Liga Europy. DAC - Cracovia. Kolejnych rozrób z udziałem Polaków nie będzie. Słowacy wyjaśniają

Facebook / Polícia SR - Bratislavský kraj / Na zdjęciu: pseudokibice zatrzymani po awanturze w Bratysławie
Facebook / Polícia SR - Bratislavský kraj / Na zdjęciu: pseudokibice zatrzymani po awanturze w Bratysławie

Po środowych zamieszkach w centrum Bratysławy, Słowacy obawiają się, że podczas meczów I rundy eliminacji Ligi Europy dojdzie do kolejnych rozrób. Przedstawiciele DAC Dunajska Streda zapewniają, że na meczu z Cracovią będzie spokój.

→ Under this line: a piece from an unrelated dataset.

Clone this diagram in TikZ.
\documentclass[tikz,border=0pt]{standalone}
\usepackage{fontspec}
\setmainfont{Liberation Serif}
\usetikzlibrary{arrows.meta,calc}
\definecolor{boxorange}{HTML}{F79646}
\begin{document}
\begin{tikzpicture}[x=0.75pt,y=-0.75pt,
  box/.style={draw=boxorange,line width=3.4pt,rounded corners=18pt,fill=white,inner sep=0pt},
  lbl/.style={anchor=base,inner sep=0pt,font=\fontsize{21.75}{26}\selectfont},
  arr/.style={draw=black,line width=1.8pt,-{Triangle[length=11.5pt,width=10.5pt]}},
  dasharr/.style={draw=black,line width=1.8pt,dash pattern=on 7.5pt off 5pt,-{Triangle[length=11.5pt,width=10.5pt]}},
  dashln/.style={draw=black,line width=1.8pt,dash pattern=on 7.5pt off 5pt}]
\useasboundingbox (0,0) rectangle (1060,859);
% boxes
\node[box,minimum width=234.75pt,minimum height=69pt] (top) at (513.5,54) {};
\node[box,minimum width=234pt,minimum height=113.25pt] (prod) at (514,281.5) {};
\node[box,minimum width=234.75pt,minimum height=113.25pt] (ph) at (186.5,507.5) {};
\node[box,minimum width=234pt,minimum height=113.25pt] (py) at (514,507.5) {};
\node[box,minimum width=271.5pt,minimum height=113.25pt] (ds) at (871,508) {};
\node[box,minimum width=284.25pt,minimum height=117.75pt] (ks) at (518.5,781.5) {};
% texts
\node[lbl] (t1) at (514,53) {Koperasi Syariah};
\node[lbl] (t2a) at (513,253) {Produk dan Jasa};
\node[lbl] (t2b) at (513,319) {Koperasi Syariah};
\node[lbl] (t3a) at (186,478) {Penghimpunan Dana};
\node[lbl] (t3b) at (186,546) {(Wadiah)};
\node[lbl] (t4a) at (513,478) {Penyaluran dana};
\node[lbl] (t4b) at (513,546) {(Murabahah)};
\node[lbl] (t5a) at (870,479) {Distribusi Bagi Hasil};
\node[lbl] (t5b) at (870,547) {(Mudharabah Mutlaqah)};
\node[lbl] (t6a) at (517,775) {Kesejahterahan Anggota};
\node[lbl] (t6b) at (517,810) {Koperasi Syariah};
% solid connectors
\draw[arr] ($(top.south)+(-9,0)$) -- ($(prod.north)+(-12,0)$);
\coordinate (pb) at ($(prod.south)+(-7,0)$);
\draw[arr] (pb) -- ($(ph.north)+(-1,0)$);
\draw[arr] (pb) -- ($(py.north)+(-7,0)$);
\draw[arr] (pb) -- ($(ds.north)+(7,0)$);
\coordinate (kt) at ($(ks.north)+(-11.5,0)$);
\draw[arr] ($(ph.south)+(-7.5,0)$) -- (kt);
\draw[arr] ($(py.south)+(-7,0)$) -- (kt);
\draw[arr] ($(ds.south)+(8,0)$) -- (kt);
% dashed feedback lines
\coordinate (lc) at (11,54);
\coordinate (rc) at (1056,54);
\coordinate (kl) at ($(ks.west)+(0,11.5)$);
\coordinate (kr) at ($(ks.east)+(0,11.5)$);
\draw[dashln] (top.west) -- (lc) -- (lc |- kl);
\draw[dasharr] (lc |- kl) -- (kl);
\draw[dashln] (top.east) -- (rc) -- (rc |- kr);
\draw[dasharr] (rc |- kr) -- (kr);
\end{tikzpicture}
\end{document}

W środę na ulicach Starego Miasta w Bratysławie doszło do zamieszek, w których udział brali pseudokibice Cracovii, Ajaxu Amsterdam i Lewskiego Sofia. Polski i bułgarski klub w czwartek rozgrywają swoje mecze I rundy eliminacji Ligi Europy ze słowackimi drużynami. Cracovia zmierzy się z DAC 1904 Dunajska Streda, a Lewski z MFK Rużomberok.

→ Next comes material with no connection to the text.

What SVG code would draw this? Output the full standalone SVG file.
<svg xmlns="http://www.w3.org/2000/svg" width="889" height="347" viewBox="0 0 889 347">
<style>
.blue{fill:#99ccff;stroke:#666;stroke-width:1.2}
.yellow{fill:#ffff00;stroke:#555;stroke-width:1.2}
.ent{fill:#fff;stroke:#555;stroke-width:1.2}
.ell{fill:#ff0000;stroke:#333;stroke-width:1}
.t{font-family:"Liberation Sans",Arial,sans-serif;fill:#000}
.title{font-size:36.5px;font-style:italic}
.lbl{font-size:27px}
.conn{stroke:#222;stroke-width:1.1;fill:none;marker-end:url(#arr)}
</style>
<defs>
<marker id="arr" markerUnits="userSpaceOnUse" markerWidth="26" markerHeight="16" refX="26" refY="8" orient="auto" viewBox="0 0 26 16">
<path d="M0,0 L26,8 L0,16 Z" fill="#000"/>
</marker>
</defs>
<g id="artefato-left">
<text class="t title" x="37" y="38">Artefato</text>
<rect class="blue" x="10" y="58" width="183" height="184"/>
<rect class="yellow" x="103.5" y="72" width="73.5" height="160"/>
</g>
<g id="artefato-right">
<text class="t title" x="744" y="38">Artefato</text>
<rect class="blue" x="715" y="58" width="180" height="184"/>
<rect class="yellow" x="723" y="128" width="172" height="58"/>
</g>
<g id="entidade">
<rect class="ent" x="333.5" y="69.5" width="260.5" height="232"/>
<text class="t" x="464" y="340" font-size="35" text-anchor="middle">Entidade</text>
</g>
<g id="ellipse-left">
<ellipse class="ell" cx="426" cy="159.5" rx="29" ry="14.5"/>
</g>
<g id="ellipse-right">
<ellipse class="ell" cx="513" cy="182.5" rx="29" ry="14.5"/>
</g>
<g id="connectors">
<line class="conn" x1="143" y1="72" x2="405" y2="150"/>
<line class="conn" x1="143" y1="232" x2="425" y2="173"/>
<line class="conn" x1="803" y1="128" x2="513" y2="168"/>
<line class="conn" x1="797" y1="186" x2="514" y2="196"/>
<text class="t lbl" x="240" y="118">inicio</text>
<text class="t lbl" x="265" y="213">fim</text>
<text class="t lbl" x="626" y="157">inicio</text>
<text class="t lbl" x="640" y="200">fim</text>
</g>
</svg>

Zachowanie pseudokibiców stanowczo potępił Słowacki Związek Piłki Nożnej. - To zjawisko nie ma nic wspólnego z piłką nożną i sportem. UEFA, nasz związek i kluby dokładają wszelkich starań, by pozbyć się tych ludzi ze stadionów - przekazał w rozmowie sport.aktuality.sk Peter France, który w krajowym związku piłkarskim odpowiada za bezpieczeństwo.

Słowackie media obawiają się, że na obu stadionach w czwartek dojdzie do zamieszek. Co prawda policja monitoruje drogę pokonywaną przez fanów, ale to nie wystarcza, by zapobiec ewentualnym bójkom. Dodajmy, że w Dunajskiej Stredzie ma pojawić się nawet dwa tysiące kibiców Cracovii.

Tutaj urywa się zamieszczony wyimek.